Every CS or EE student should be knowledgeable about
VLSI Design.
The course is basically a simplified version of CS5120,
which has been offered to about 40 graduate students
each year over the past 9 years.
The objective of this course is to give undergraduate
students (junior & senior)
a basic understanding of what is VLSI all about.
Students completing this course shall be able to
know both the possibility and limitation of implementing
a digital system on a chip.
Therefore, they will be better prepared for future
study on anything that requires a hardware implementation.
Contents:
- Introduction
- The Roles of IC in the Information Industry
- Taiwan's IC-Related Industry
- Semiconductor Fabrication Process
- CMOS Logic Circuits
- VLSI Circuit Design Process
- Design Methodologies
- Frequently Used Subsystems
- Software Tools for VLSI Design
- Testing and Design for Testability
- Future Development
- Case Study
- Term Project
Text:
- Wayne Wolf, "Modern VLSI Design -- A Systems Approach," Prentice Hall, 1994.
Reference:
- Neil H. E. Weste and Kamran Eshraghian, "Principles of CMOS VLSI Design -- A Systems Perspective," 2nd ed., Addison-Wesley, 1993.
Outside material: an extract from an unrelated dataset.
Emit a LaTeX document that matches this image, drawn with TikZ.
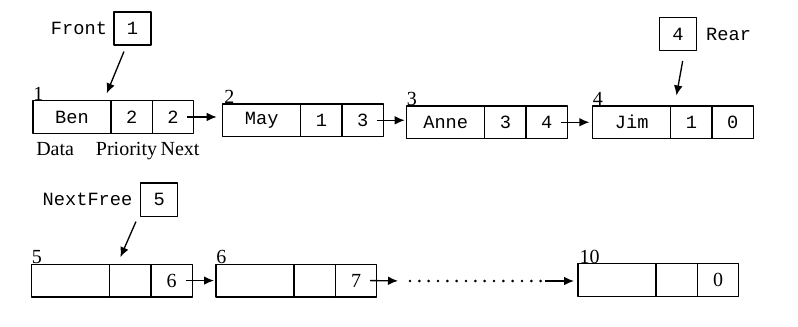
\documentclass[tikz,border=0pt]{standalone}
\usepackage{fontspec}
\setmainfont{Liberation Serif}
\setmonofont{Liberation Mono}
\usetikzlibrary{positioning,arrows.meta}

\tikzset{
  cell/.style={draw,line width=1.1pt,outer sep=0pt,inner sep=0pt,minimum height=24.4pt,
    font=\ttfamily\fontsize{14}{16}\selectfont},
  datacell/.style={cell,minimum width=58.5pt},
  numcell/.style={cell,minimum width=31pt},
  freecell/.style={font=\rmfamily\fontsize{15}{17}\selectfont},
  ptrbox/.style={draw,line width=1.1pt,inner sep=0pt,minimum width=27.8pt,minimum height=24.8pt,
    font=\ttfamily\fontsize{14}{16}\selectfont},
  ptrname/.style={inner sep=0pt,font=\ttfamily\fontsize{14}{16}\selectfont},
  idx/.style={inner sep=0pt,anchor=south west,font=\fontsize{15}{17}\selectfont},
  lbl/.style={inner sep=0pt,anchor=base,font=\fontsize{15}{17}\selectfont},
  link/.style={line width=1pt,-{Latex[length=7.5pt,width=6.5pt]}},
}

\begin{document}
\begin{tikzpicture}[x=0.75pt,y=-0.75pt,line join=round]
  \useasboundingbox (0,0) rectangle (798,326);

  % queue in use
  \node[datacell,anchor=north west] (n1d) at (33,100.7) {Ben};
  \node[numcell,right=0pt of n1d] (n1p) {2};
  \node[numcell,right=0pt of n1p] (n1n) {2};
  \node[idx] (i1) at (n1d.north west) {1};

  \node[datacell,anchor=north west] (n2d) at (222.7,104) {May};
  \node[numcell,right=0pt of n2d] (n2p) {1};
  \node[numcell,right=0pt of n2p] (n2n) {3};
  \node[idx] (i2) at ([xshift=1pt]n2d.north west) {2};

  \node[datacell,anchor=north west] (n3d) at (406.7,106) {Anne};
  \node[numcell,right=0pt of n3d] (n3p) {3};
  \node[numcell,right=0pt of n3p] (n3n) {4};
  \node[idx] (i3) at (n3d.north west) {3};

  \node[datacell,anchor=north west] (n4d) at (592.7,106) {Jim};
  \node[numcell,right=0pt of n4d] (n4p) {1};
  \node[numcell,right=0pt of n4p] (n4n) {0};
  \node[idx] (i4) at (n4d.north west) {4};

  % field names
  \node[lbl,anchor=base west] (capData) at (36,155) {Data};
  \node[lbl] (capPrio) at (126.5,155) {Priority};
  \node[lbl] (capNext) at (180,155) {Next};

  \draw[link,shorten >=4.5pt] ([xshift=-5pt]n1n.east) -- (n2d.west |- n1n.east);
  \draw[link,shorten >=1.5pt] ([xshift=-5pt]n2n.east) -- (n3d.west |- n2n.east);
  \draw[link,shorten >=2.5pt] ([xshift=-5pt]n3n.east) -- (n4d.west |- n3n.east);

  % front and rear pointers
  \node[ptrbox] (front) at (132.5,28.5) {1};
  \node[ptrname,left=4.5pt of front] (frontName) {Front};
  \draw[link] ([xshift=-6.4pt,yshift=-4.3pt]front.south) -- ([xshift=-3.2pt,yshift=5.5pt]n1d.north east);

  \node[ptrbox] (rear) at (678,34) {4};
  \node[ptrname,right=6.5pt of rear] (rearName) {Rear};
  \draw[link] ([xshift=3.5pt,yshift=-7.3pt]rear.south) -- ([xshift=4.3pt,yshift=7.9pt]n4p.north west);

  % free list
  \node[datacell,anchor=north west] (n5d) at (31.7,264.3) {};
  \node[numcell,right=0pt of n5d] (n5p) {};
  \node[numcell,freecell,right=0pt of n5p] (n5n) {6};
  \node[idx] (i5) at (n5d.north west) {5};

  \node[datacell,anchor=north west] (n6d) at (216,264.3) {};
  \node[numcell,right=0pt of n6d] (n6p) {};
  \node[numcell,freecell,right=0pt of n6p] (n6n) {7};
  \node[idx] (i6) at (n6d.north west) {6};

  \node[datacell,anchor=north west] (n10d) at (578,263.7) {};
  \node[numcell,right=0pt of n10d] (n10p) {};
  \node[numcell,freecell,right=0pt of n10p] (n10n) {0};
  \node[idx] (i10) at ([xshift=1pt]n10d.north west) {10};

  \coordinate (dotL) at (410,281);
  \coordinate (dotR) at (545,281);
  \draw[link,shorten >=1.5pt] ([xshift=-5pt]n5n.east) -- (n6d.west |- n5n.east);
  \draw[link,shorten >=9pt] ([xshift=-5pt]n6n.east) -- (dotL);
  \draw[line width=2.2pt,line cap=round,dash pattern=on 0pt off 7pt] (dotL) -- ([xshift=-3pt]dotR);
  \draw[link,shorten >=3pt] (dotR) -- (n10d.west |- dotR);

  \node[ptrbox] (nextFree) at (159.2,199.7) {5};
  \node[ptrname,left=5.5pt of nextFree] (nextFreeName) {NextFree};
  \draw[link] ([xshift=-3pt,yshift=-3.5pt]nextFree.south west) -- ([xshift=8pt,yshift=5.3pt]n5d.north east);
\end{tikzpicture}
\end{document}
- W. Maly, "Atlas of IC Technologies: An Introduction to VLSI Processes," Benjamin-Cummings, 1987.
- Dar-Zen Chung, "VLSI Fabrication Technologies," (in Chinese), Gao-Li Publishers, 1995.
- Yu-Chin Hsu, Kevin F. Tsai, Jessie T. Liu, and Eric S. Lin, "VHDL Modeling for Digital Design Synthesis," Kluwer Academic Publishers, 1995.
- Eli Sternheim, Rajvir Singh, Rajeev Madhavan and Yatin Trivedi, "Digital Design and Synthesis with Verilog HDL," Automata Publishing Company, 1993.
- Handouts
Grade:
- Homework -- 30%
- Midterm -- 20%
- Final -- 20%
- Project -- 20%
Term Project:
Students will do a cell-based design project starting from
HDL language description all the way down to the fabricatable layout.